■ SUPPLIED MATERIAL

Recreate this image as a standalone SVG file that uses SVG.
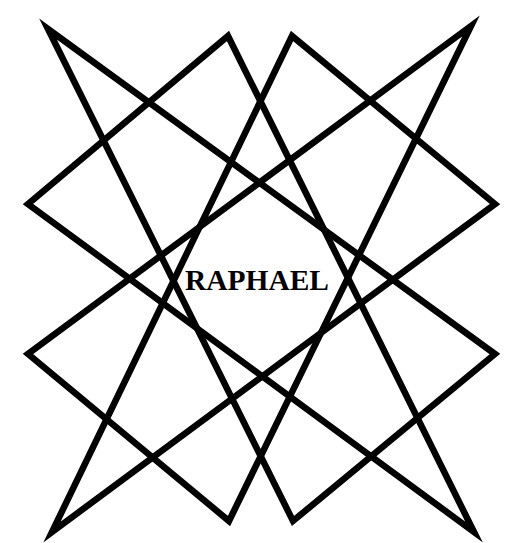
<svg xmlns="http://www.w3.org/2000/svg" width="522" height="543" viewBox="0 0 522 543">
<style>
.tri{fill:none;stroke:#000;stroke-width:6.5;stroke-linejoin:miter;stroke-miterlimit:20}
.lbl{font-family:"Liberation Serif","Times New Roman",serif;font-weight:bold;font-size:30px;fill:#000}
</style>
<rect width="522" height="543" fill="#fff"/>
<g id="triangles">
<polygon id="tri-a" class="tri" points="48,29 293,521 495,354"/>
<polygon id="tri-d" class="tri" points="471,26 229,521 28,354"/>
<polygon id="tri-b" class="tri" points="228,36 474,532 28,204"/>
<polygon id="tri-c" class="tri" points="292,36 52,532 495,204"/>
</g>
<g id="label">
<text class="lbl" x="185" y="290" textLength="144" lengthAdjust="spacingAndGlyphs">RAPHAEL</text>
</g>
</svg>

■ TASK DETAILS
Write out the listing above again, exactly, but with no pictures in the copy.

■ TASK RESULT
Recreate this image as a standalone SVG file that uses SVG.
<svg xmlns="http://www.w3.org/2000/svg" width="522" height="543" viewBox="0 0 522 543">
<style>
.tri{fill:none;stroke:#000;stroke-width:6.5;stroke-linejoin:miter;stroke-miterlimit:20}
.lbl{font-family:"Liberation Serif","Times New Roman",serif;font-weight:bold;font-size:30px;fill:#000}
</style>
<rect width="522" height="543" fill="#fff"/>
<g id="triangles">
<polygon id="tri-a" class="tri" points="48,29 293,521 495,354"/>
<polygon id="tri-d" class="tri" points="471,26 229,521 28,354"/>
<polygon id="tri-b" class="tri" points="228,36 474,532 28,204"/>
<polygon id="tri-c" class="tri" points="292,36 52,532 495,204"/>
</g>
<g id="label">
<text class="lbl" x="185" y="290" textLength="144" lengthAdjust="spacingAndGlyphs">RAPHAEL</text>
</g>
</svg>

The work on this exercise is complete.